Brief
The listing below begins with the first line you should copy; stop after the line containing "(fig) at (50,770)", and drop every picture.
--*--
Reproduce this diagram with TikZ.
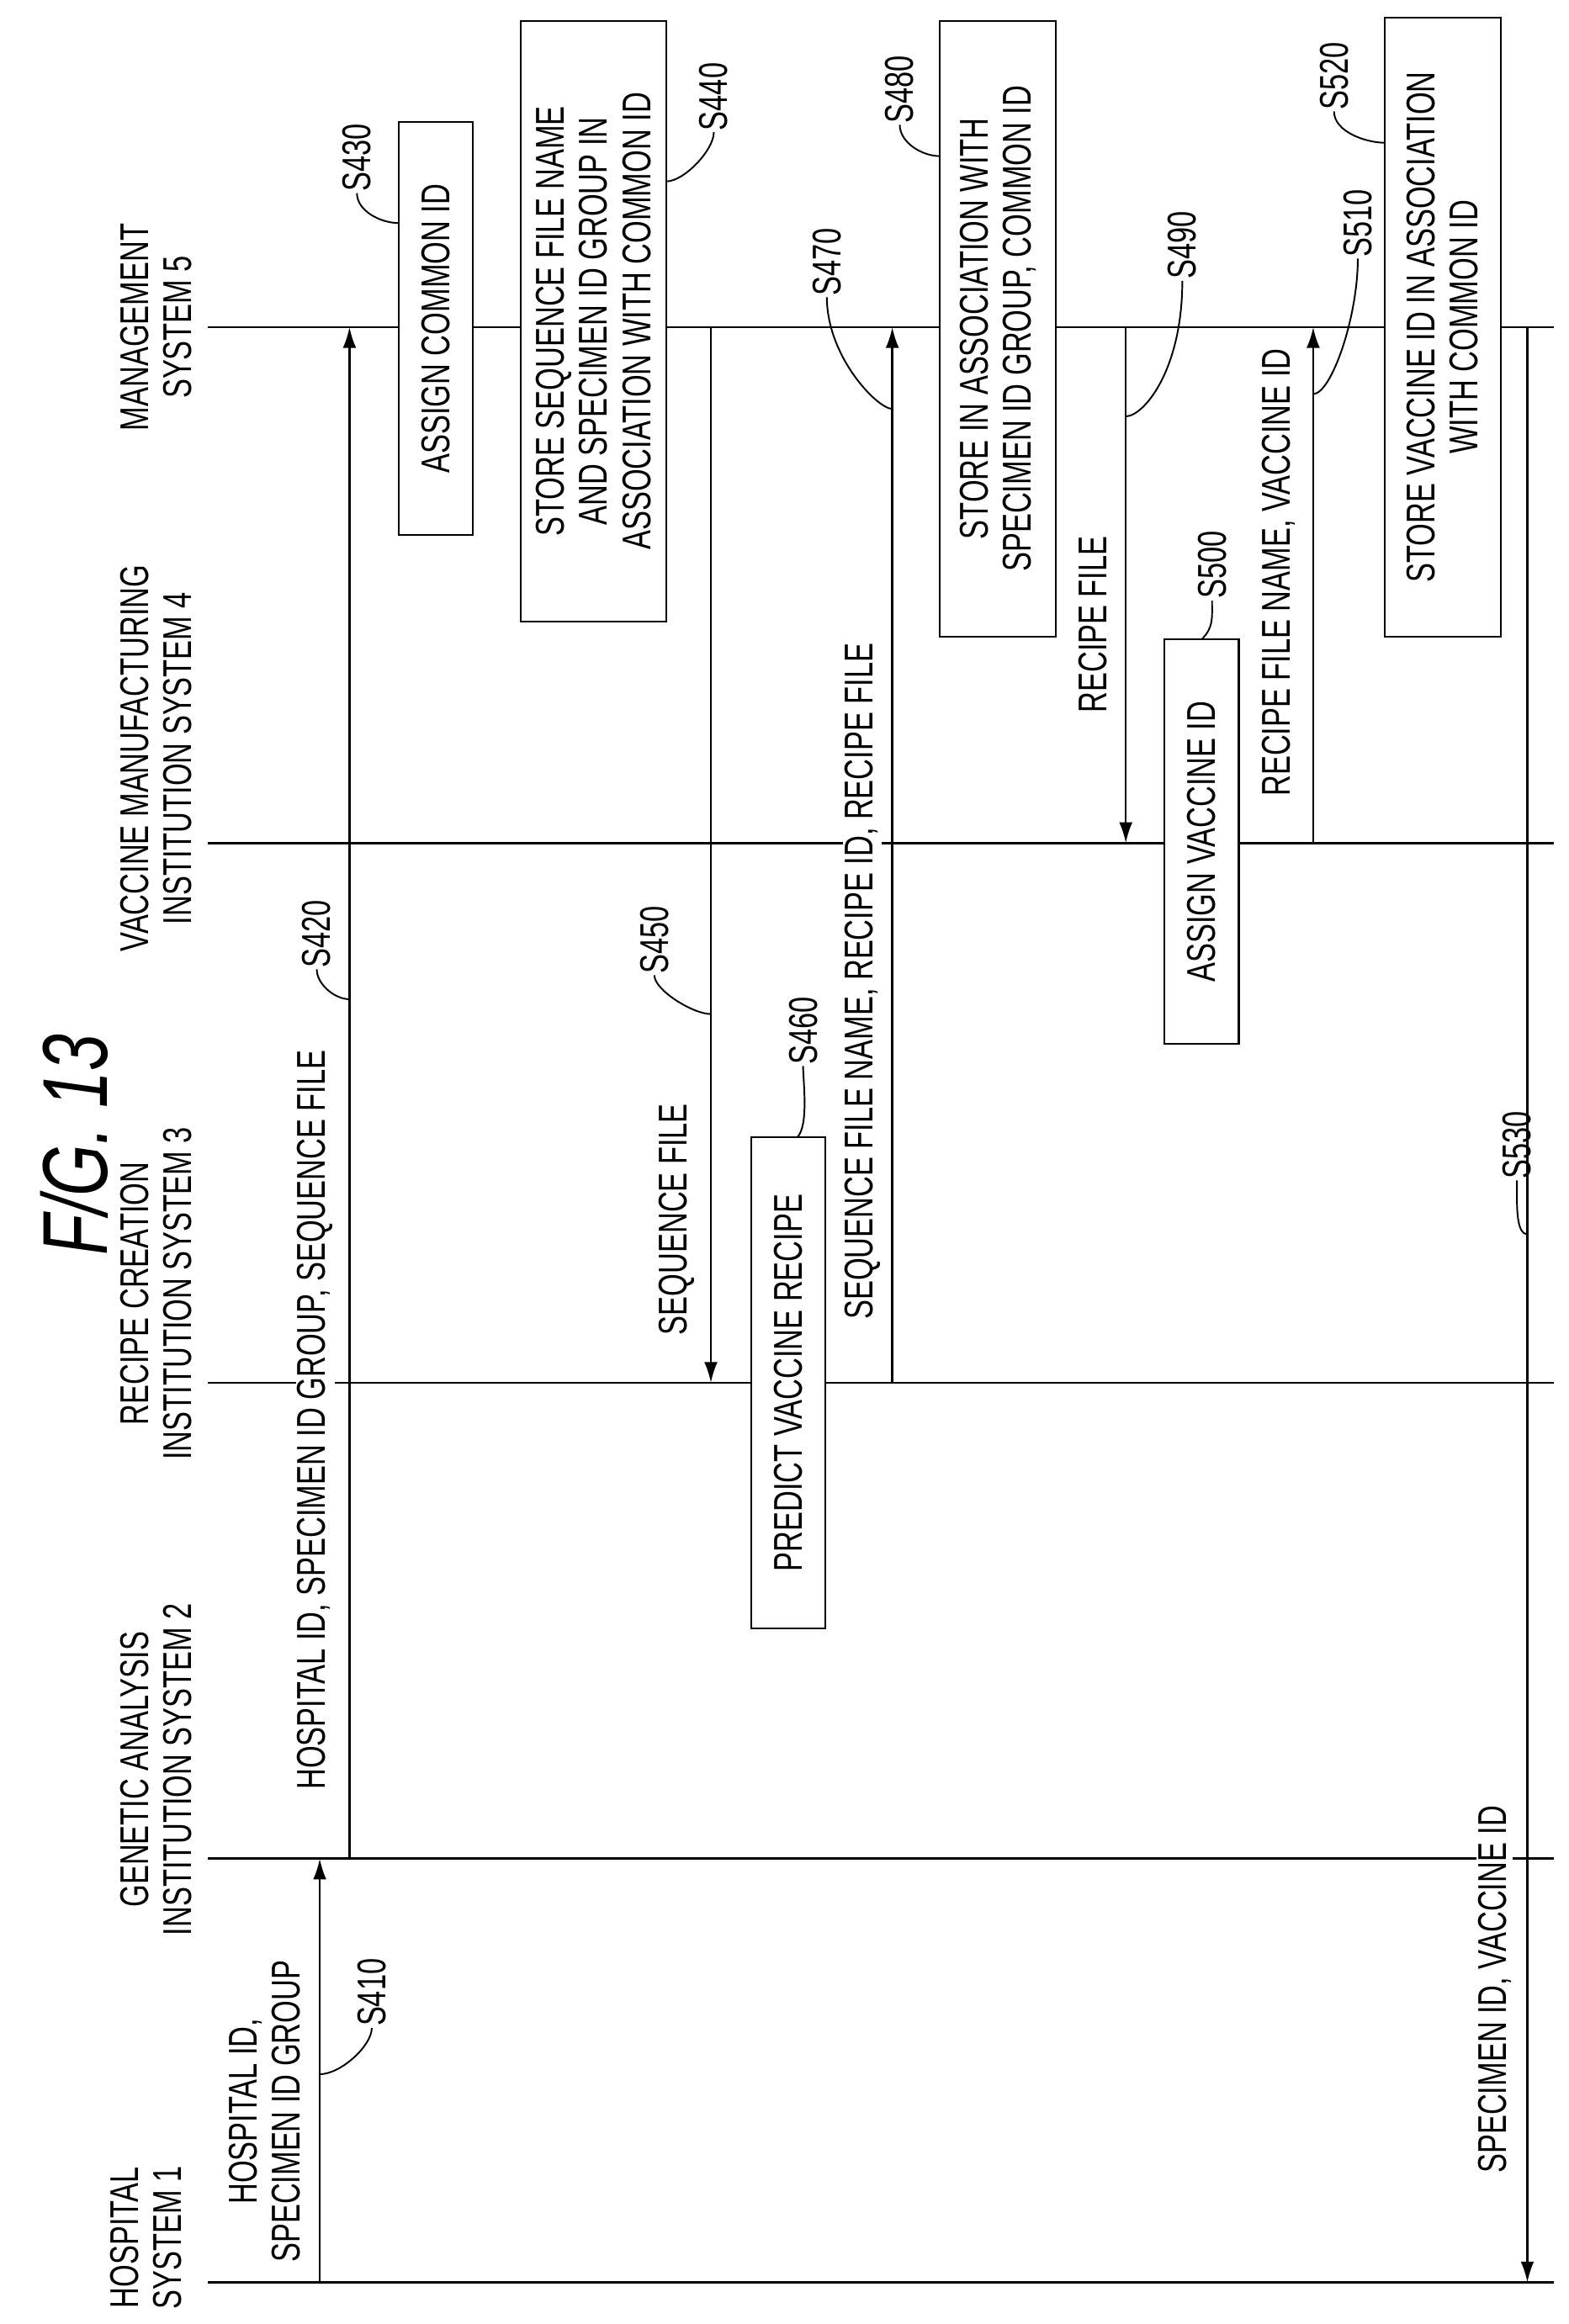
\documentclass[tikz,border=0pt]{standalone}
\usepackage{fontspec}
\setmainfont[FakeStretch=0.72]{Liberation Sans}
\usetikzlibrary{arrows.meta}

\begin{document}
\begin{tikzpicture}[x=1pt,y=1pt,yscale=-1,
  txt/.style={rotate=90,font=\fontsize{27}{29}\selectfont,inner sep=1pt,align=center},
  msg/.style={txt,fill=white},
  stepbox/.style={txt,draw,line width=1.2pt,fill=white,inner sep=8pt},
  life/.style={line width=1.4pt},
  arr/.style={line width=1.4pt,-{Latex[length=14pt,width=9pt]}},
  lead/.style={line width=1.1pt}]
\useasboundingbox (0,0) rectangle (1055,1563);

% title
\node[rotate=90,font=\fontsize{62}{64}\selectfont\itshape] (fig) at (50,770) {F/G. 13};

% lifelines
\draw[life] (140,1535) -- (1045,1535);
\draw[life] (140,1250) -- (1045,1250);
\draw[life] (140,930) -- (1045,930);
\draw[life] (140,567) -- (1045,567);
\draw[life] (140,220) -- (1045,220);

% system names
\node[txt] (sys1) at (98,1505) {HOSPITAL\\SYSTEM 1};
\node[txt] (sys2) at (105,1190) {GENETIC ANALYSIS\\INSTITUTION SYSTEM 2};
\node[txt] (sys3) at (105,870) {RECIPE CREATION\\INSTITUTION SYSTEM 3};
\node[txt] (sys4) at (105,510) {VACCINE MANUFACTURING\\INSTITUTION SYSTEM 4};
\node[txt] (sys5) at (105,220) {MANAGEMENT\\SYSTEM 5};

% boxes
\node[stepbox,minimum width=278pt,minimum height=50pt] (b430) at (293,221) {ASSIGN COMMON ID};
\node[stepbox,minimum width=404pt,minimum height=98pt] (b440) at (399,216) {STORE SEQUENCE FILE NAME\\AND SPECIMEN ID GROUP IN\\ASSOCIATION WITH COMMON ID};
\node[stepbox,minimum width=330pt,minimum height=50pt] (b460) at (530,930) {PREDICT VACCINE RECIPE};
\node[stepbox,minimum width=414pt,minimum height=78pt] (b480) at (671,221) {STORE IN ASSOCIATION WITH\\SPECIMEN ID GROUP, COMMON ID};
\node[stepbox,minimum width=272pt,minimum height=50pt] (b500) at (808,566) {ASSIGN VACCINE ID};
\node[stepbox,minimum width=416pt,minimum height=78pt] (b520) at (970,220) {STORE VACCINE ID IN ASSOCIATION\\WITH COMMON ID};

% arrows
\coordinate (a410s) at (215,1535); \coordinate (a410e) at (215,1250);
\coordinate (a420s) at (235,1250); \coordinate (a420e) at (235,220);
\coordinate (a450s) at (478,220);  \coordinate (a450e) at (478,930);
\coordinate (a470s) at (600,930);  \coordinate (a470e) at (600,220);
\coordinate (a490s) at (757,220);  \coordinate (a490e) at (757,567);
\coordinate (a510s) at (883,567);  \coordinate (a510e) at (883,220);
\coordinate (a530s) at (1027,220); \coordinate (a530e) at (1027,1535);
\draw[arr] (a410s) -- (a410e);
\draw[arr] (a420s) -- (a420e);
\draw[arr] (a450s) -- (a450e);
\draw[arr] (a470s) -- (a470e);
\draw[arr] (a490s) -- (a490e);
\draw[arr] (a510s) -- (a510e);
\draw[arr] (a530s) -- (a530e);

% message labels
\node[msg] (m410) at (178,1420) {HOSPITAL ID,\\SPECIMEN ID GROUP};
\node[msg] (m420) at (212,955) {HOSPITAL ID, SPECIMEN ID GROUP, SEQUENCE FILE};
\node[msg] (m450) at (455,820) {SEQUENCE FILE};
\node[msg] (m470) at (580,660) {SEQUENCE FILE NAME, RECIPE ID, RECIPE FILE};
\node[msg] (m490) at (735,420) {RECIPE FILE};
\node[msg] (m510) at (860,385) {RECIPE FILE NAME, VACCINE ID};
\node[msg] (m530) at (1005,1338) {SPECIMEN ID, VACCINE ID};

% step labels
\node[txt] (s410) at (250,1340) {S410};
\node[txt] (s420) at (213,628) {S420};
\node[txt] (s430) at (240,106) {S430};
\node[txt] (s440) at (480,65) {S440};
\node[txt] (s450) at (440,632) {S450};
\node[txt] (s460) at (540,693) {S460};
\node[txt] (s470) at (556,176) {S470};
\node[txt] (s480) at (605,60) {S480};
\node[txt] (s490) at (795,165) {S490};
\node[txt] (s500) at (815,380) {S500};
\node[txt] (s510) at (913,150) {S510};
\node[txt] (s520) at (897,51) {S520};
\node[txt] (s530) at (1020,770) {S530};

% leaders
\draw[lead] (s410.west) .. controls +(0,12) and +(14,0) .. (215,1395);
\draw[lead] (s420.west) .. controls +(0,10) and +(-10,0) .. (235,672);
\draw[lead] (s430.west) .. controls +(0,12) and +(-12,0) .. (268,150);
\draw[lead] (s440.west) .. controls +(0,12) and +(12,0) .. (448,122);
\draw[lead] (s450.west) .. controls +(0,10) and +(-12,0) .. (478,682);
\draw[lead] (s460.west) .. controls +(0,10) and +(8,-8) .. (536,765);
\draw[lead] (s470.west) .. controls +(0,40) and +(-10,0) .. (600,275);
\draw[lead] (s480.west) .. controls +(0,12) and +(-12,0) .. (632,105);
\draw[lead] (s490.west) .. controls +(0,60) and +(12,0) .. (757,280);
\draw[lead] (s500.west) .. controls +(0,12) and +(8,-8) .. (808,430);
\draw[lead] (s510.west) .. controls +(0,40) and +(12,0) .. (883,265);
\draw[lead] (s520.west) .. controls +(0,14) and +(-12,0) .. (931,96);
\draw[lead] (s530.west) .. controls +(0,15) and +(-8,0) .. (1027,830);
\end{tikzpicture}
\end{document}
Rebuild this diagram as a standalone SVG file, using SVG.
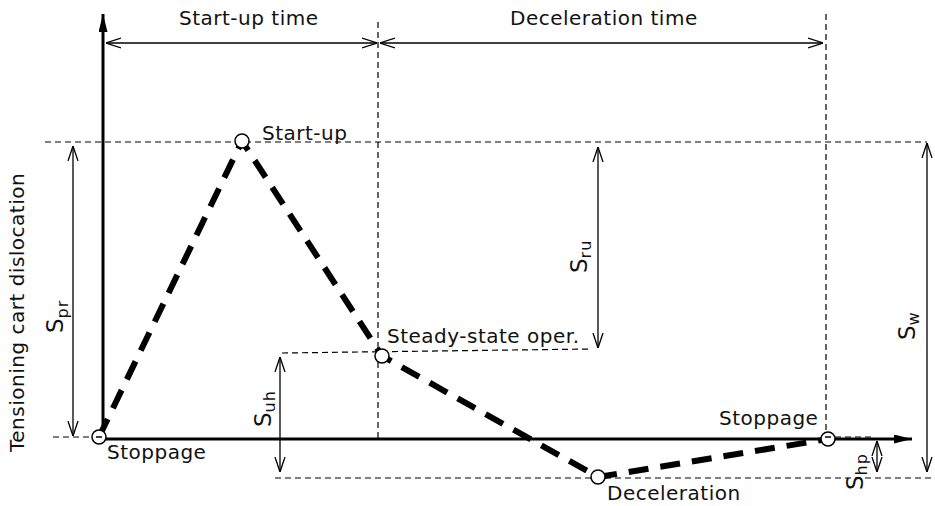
--*--
The output
Reproduce this diagram with TikZ.
\documentclass[tikz,border=0pt]{standalone}
\usepackage{fontspec}
\setmainfont[FakeStretch=0.72]{Liberation Sans}
\usetikzlibrary{arrows.meta}

\begin{document}
\begin{tikzpicture}[x=1pt,y=1pt,yscale=-1,
  txt/.style={rotate=90,font=\fontsize{27}{29}\selectfont,inner sep=1pt,align=center},
  msg/.style={txt,fill=white},
  stepbox/.style={txt,draw,line width=1.2pt,fill=white,inner sep=8pt},
  life/.style={line width=1.4pt},
  arr/.style={line width=1.4pt,-{Latex[length=14pt,width=9pt]}},
  lead/.style={line width=1.1pt}]
\useasboundingbox (0,0) rectangle (1055,1563);

% title
\node[rotate=90,font=\fontsize{62}{64}\selectfont\itshape] (fig) at (50,770) {F/G. 13};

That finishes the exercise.